技術研修は、今後さらに発展させる余地も大きい。万光は、「できることなら、半年から一年をかけて、現場にメンバーとして入ることができると、さらに研修効果が高まると考えています。外から見るだけでなく、計画、実施、確認と自ら携わることで、より深い学びが得られるのではないでしょうか。これを実現するには国内側の協力を得なければいけませんが、可能性として見据えたいと思います」と展望を語る。

各海外現地法人のナショナルスタッフが、自国で検討し実践した業務について互いにプレゼンテーションを行う「技術発表会」も、2015年度から開催。最優秀発表者は、高砂熱学グループ全体で行う「グループ技術発表会」への参加資格を得ることになり、ナショナルスタッフにとって大きな目標になっている。ナショナルスタッフによる英語での発表は、日本人社員によい刺激となり、高砂グループの“内なるグローバル化”にも一役買っている。なおこの場には、技術研修で訪日するナショナルスタッフも出席している。

こうして技術力を身につけたナショナルスタッフは、後進を指導する側にも回る。タイでは、現地法人のナショナルスタッフ幹部技術者が若手スタッフを教育する場としてのTraining Centerが2017年に完成。ここでは、図面研修・設計研修も含め、より実践的な技術研修が行えるよう様々な工夫が施されている。この取り組みは、高砂グループにおける重要な事例として、今後水平展開していくことになるだろう。

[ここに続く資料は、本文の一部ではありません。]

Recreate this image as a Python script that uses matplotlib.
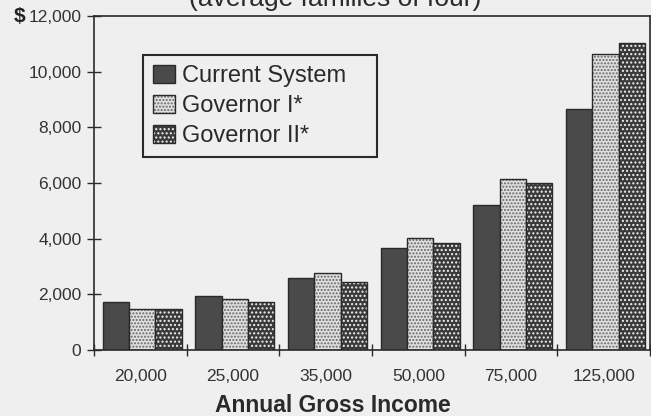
import matplotlib
matplotlib.use("Agg")
import matplotlib.pyplot as plt
import numpy as np

categories = ["20,000", "25,000", "35,000", "50,000", "75,000", "125,000"]
current_system = [1730, 1950, 2590, 3680, 5210, 8660]
governor_1 = [1470, 1850, 2750, 4040, 6150, 10620]
governor_2 = [1470, 1710, 2450, 3840, 6000, 11020]
series_names = ["Current System", "Governor I*", "Governor II*"]
yticks = [0, 2000, 4000, 6000, 8000, 10000, 12000]

plt.rcParams['font.family'] = ['Liberation Sans', 'DejaVu Sans']
plt.rcParams['hatch.linewidth'] = 1.0

BG = '#efefef'
INK = '#2a2a2a'

fig = plt.figure(figsize=(6.51, 4.16), dpi=100, facecolor=BG)
ax = fig.add_axes([94/651, 66/416, 556/651, 334/416])
ax.set_facecolor(BG)

x = np.arange(len(categories))
w = 0.284
styles = [
    dict(face='#4a4a4a', hatchc='#4a4a4a', hatch=None),
    dict(face='#e0e0e0', hatchc='#666666', hatch='.....'),
    dict(face='#3a3a3a', hatchc='#f0f0f0', hatch='....'),
]
handles = []
for i, (vals, st) in enumerate(zip([current_system, governor_1, governor_2], styles)):
    pos = x + (i - 1) * w + 0.02
    b1 = ax.bar(pos, vals, w, color=st['face'], edgecolor=st['hatchc'],
                hatch=st['hatch'], linewidth=0)
    b2 = ax.bar(pos, vals, w, fill=False, edgecolor=INK, linewidth=1.0)
    handles.append((b1, b2))

ax.set_xlim(-0.5, 5.5)
ax.set_ylim(0, 12000)
ax.set_yticks(yticks)
ylabels = [f"{v:,}" for v in yticks]
ax.set_yticklabels(ylabels)
ax.set_xticks(x)
ax.set_xticklabels(categories)
ax.set_xticks(np.arange(-0.5, 5.6, 1.0), minor=True)
ax.tick_params(axis='x', which='major', length=0, pad=14, labelsize=12.5, labelcolor='#333333')
ax.tick_params(axis='x', which='minor', direction='inout', length=9, width=1.0, color=INK)
ax.tick_params(axis='y', direction='inout', length=10, width=1.0, color=INK,
               labelsize=12.5, labelcolor='#333333', pad=4)
for s in ax.spines.values():
    s.set_color(INK)
    s.set_linewidth(1.2)

ax.text(-0.123, 12000, "$", transform=ax.get_yaxis_transform(), ha='right', va='center',
        fontsize=15, fontweight='bold', color='#222222')

ax.set_xlabel("Annual Gross Income", fontsize=16.5, fontweight='bold', color='#2a2a2a')
ax.xaxis.label.set_va('baseline')
ax.xaxis.set_label_coords(0.43, -0.186)

fig.text(0.515, 0.9856, "(average families of four)", ha='center', va='baseline',
         fontsize=19, color='#2a2a2a')

leg = ax.legend(handles, series_names, loc='upper left',
                bbox_to_anchor=(0.088, 0.5, 0.421, 0.383), mode='expand',
                borderaxespad=0, fontsize=17, handlelength=0.95, handleheight=0.82,
                handletextpad=0.3, labelspacing=0.32, borderpad=0.42, fancybox=False,
                frameon=True, facecolor=BG, framealpha=1, edgecolor=INK)
leg.get_frame().set_linewidth(1.5)
for t in leg.get_texts():
    t.set_color('#2a2a2a')

fig.savefig("out.png", dpi=100, facecolor=BG)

ナショナルスタッフの育成は、技術面にとどまらない。各現地法人の業務支援を担う国際事業推進部は、営業についても技術と同等の体制を組み、東南アジア統括部とも連携しつつ、高砂グループ流の営業手法を指導している。基本を大切にし、情報収集から、お客様へのアプローチ、提案、案件のクロージング、社内情報共有まで、一連の営業機能が確実に遂行されるように、そのような能力を持つ営業チームを育てている。営業の成功には技術側との連携が欠かせないことから、国際事業推進部では営業担当と技術担当が机を並べ、相互にサポートをしながら支援業務を展開している。
海外事業の成否を握るのは人財。その揺るぎない信念のもと、高砂熱学グループはこれからもナショナルスタッフの育成に取り組んでいく。